§ **EXERCISE AIM**
From the first line of the data below through the line holding "const yTicks = [-8, -6, -4, -2, 0, 2];", output each line exactly and leave the pictures out.

§ **INFORMATION PROVIDED**
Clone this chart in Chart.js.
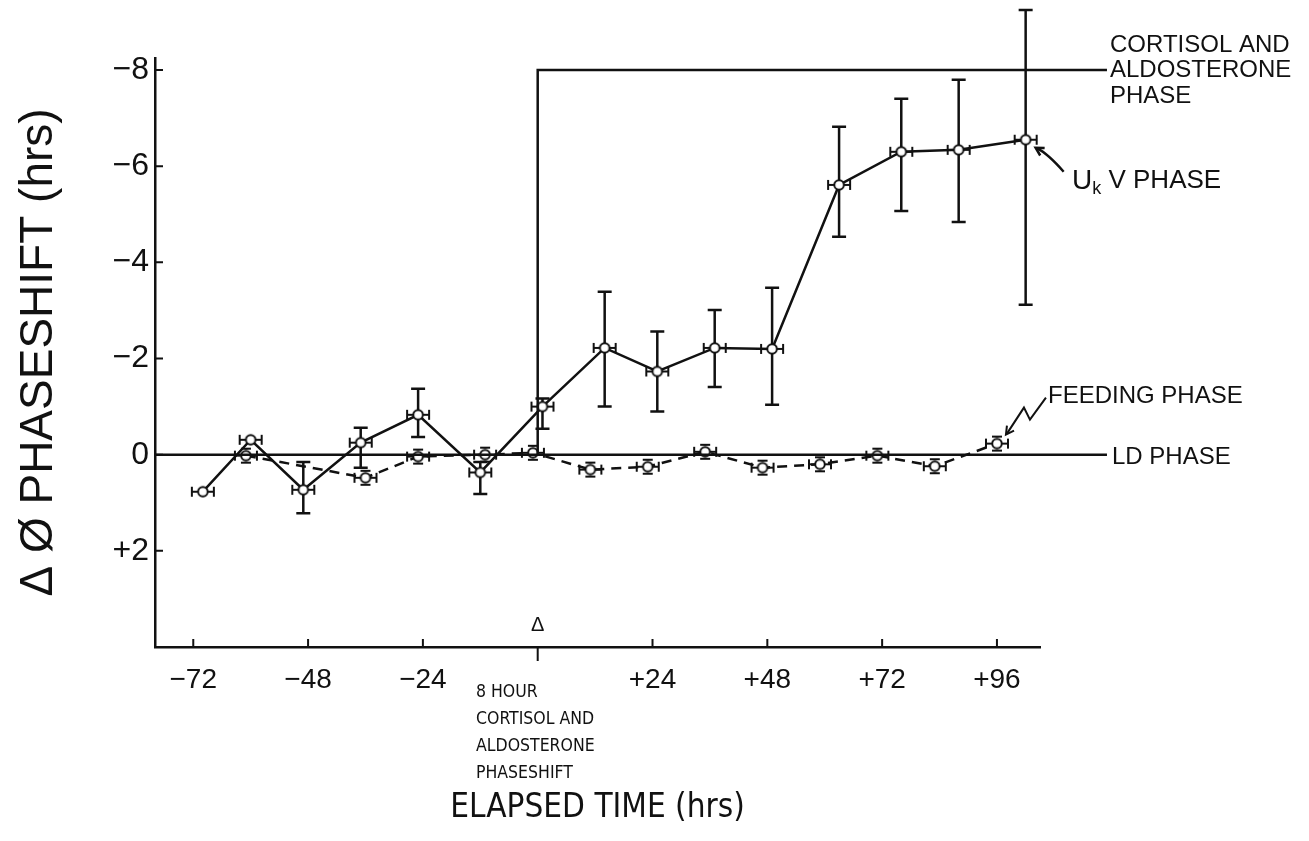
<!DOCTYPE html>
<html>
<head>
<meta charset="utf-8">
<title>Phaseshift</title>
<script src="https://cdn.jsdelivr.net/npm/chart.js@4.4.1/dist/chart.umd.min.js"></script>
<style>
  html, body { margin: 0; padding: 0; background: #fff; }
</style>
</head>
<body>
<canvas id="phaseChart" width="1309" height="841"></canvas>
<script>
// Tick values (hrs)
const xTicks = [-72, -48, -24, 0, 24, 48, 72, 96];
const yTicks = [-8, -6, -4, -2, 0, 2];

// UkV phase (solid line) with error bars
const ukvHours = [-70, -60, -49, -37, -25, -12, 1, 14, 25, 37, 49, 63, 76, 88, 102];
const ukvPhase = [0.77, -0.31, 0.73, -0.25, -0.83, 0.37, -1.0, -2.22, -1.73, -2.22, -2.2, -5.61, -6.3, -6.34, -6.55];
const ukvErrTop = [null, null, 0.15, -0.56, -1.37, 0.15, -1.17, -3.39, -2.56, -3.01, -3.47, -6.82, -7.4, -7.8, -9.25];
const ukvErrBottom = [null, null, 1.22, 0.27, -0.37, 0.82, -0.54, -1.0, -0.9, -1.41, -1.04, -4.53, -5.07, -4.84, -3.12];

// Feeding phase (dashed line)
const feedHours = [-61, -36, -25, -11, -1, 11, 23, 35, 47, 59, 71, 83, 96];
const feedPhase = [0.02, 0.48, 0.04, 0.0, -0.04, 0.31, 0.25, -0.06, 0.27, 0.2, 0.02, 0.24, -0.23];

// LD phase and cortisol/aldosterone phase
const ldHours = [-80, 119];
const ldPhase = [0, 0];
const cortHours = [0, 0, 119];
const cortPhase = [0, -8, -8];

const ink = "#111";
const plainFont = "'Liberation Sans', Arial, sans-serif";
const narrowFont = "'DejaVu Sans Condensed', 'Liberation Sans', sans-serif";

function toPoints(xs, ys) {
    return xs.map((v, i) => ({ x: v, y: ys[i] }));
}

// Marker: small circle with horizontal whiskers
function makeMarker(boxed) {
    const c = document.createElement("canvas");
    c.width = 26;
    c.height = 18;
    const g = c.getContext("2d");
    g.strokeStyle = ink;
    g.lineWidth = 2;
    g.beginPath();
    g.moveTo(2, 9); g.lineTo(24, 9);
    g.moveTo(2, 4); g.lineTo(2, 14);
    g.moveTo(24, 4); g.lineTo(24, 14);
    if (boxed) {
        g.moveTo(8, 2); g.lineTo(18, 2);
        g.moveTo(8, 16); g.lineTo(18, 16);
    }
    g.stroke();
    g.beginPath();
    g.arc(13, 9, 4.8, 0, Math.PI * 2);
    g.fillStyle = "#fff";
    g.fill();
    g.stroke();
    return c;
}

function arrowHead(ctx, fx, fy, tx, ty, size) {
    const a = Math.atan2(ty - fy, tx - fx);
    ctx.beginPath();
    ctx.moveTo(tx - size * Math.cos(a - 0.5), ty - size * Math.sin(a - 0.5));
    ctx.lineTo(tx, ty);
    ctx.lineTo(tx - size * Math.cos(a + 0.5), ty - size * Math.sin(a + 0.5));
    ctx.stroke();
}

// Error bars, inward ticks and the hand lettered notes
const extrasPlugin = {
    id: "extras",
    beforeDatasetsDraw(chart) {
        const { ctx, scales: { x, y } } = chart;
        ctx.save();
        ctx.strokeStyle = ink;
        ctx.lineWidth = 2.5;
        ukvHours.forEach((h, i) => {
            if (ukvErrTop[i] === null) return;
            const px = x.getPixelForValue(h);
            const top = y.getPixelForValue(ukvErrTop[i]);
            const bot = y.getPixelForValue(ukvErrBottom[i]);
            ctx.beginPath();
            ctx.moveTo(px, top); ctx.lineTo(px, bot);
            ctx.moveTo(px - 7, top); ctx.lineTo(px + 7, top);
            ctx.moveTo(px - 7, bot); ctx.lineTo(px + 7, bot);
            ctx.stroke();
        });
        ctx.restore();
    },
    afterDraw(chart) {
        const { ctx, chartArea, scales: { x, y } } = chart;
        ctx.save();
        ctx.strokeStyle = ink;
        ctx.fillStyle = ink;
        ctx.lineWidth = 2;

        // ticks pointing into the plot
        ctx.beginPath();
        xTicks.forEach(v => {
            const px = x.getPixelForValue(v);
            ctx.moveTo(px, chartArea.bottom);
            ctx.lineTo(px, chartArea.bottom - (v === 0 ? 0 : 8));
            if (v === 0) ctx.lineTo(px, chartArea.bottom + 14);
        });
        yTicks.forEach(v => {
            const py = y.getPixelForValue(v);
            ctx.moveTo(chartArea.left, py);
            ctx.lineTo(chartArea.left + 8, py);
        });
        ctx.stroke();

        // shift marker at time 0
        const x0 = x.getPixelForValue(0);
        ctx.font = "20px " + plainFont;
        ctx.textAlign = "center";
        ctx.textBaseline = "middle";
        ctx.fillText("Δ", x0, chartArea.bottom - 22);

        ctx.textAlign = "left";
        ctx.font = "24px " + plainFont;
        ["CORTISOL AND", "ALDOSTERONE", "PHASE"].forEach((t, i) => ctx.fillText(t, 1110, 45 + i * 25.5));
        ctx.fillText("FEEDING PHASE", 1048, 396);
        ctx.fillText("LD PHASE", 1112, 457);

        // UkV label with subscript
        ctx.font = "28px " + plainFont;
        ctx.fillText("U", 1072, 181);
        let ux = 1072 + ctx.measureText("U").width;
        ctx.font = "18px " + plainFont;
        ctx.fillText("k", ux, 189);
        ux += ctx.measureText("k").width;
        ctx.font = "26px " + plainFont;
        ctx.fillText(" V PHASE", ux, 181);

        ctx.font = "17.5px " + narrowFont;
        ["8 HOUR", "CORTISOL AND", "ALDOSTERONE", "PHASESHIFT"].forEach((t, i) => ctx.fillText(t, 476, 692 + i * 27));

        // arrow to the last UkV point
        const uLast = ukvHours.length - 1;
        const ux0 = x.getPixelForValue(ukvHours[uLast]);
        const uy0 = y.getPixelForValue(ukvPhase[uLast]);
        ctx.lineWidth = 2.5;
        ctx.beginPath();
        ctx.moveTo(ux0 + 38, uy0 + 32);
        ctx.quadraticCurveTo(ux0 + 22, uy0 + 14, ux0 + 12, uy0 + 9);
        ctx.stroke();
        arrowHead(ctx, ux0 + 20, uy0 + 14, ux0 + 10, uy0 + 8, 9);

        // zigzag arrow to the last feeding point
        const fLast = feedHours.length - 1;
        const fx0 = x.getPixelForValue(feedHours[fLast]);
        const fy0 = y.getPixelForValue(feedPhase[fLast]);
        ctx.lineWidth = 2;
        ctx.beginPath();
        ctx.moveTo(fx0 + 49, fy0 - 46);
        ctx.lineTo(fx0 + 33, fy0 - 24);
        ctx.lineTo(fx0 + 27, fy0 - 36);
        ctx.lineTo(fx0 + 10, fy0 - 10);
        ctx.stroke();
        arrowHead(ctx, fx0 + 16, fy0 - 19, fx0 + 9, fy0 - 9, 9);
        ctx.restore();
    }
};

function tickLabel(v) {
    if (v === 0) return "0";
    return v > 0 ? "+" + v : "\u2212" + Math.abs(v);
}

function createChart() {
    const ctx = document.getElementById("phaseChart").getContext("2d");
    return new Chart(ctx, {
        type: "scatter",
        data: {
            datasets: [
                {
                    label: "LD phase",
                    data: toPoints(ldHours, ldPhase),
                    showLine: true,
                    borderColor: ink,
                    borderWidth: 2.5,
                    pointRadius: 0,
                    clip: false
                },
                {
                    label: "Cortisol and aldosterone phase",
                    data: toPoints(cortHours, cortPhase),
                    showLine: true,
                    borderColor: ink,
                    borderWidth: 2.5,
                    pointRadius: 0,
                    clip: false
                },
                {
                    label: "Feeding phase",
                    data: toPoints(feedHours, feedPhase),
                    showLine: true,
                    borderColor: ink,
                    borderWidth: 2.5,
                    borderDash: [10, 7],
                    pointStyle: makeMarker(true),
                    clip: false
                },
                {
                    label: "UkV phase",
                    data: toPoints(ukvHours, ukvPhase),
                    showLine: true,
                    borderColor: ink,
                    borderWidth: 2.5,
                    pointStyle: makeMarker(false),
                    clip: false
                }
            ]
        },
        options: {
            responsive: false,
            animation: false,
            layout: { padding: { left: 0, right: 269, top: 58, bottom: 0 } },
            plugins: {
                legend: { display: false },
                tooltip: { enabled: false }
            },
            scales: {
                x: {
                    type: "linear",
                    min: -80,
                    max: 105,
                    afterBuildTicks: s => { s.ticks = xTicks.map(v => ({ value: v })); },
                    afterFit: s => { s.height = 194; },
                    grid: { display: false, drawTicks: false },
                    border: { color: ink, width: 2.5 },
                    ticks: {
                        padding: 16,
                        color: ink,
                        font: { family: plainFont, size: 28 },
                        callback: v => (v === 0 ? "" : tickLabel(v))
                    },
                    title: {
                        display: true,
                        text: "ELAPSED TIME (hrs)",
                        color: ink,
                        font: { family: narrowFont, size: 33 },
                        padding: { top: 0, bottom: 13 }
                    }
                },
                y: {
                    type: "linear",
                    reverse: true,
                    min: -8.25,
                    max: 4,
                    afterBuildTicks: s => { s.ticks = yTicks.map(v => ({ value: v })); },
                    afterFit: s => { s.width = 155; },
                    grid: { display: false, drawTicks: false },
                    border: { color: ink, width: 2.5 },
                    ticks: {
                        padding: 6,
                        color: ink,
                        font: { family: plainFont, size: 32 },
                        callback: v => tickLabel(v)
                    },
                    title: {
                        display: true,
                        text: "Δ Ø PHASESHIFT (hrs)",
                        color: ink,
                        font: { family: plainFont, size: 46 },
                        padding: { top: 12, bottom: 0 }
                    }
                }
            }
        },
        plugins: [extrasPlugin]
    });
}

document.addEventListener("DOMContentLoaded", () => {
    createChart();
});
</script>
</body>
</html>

§ **THE RESPONSE**
Clone this chart in Chart.js.
<!DOCTYPE html>
<html>
<head>
<meta charset="utf-8">
<title>Phaseshift</title>
<script src="https://cdn.jsdelivr.net/npm/chart.js@4.4.1/dist/chart.umd.min.js"></script>
<style>
  html, body { margin: 0; padding: 0; background: #fff; }
</style>
</head>
<body>
<canvas id="phaseChart" width="1309" height="841"></canvas>
<script>
// Tick values (hrs)
const xTicks = [-72, -48, -24, 0, 24, 48, 72, 96];
const yTicks = [-8, -6, -4, -2, 0, 2];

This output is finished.